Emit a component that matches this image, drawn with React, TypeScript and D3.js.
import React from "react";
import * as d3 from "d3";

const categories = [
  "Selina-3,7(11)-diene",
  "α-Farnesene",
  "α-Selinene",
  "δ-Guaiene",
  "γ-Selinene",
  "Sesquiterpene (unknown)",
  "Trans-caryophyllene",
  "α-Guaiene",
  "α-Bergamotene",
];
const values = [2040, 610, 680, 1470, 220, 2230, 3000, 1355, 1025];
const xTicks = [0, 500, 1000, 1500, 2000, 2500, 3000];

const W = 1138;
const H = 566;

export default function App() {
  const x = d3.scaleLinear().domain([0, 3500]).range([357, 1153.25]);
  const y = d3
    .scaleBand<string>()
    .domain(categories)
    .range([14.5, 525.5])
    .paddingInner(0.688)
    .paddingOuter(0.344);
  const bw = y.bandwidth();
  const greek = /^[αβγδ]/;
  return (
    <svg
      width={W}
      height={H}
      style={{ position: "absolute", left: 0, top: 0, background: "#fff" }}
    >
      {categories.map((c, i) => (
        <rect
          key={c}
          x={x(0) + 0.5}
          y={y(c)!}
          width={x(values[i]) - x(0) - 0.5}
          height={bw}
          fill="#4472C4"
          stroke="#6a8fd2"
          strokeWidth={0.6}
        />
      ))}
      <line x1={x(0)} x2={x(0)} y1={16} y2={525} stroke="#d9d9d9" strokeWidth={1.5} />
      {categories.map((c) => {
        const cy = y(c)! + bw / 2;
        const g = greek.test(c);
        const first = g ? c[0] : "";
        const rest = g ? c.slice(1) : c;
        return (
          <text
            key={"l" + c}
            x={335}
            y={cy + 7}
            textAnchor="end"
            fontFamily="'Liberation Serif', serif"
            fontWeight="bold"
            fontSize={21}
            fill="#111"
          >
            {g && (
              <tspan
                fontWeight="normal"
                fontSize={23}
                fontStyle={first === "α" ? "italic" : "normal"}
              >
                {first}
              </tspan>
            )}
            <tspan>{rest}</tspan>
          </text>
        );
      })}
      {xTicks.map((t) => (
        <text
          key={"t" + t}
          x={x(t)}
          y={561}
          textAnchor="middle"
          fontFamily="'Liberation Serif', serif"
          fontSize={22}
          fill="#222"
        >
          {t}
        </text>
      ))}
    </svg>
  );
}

**PROBLEM:**
Write out exactly the lines from the start of the material through the line with "const H = 566;". No other output is expected.

**EXERCISE ANSWER:**
Emit a component that matches this image, drawn with React, TypeScript and D3.js.
import React from "react";
import * as d3 from "d3";

const categories = [
  "Selina-3,7(11)-diene",
  "α-Farnesene",
  "α-Selinene",
  "δ-Guaiene",
  "γ-Selinene",
  "Sesquiterpene (unknown)",
  "Trans-caryophyllene",
  "α-Guaiene",
  "α-Bergamotene",
];
const values = [2040, 610, 680, 1470, 220, 2230, 3000, 1355, 1025];
const xTicks = [0, 500, 1000, 1500, 2000, 2500, 3000];

const W = 1138;
const H = 566;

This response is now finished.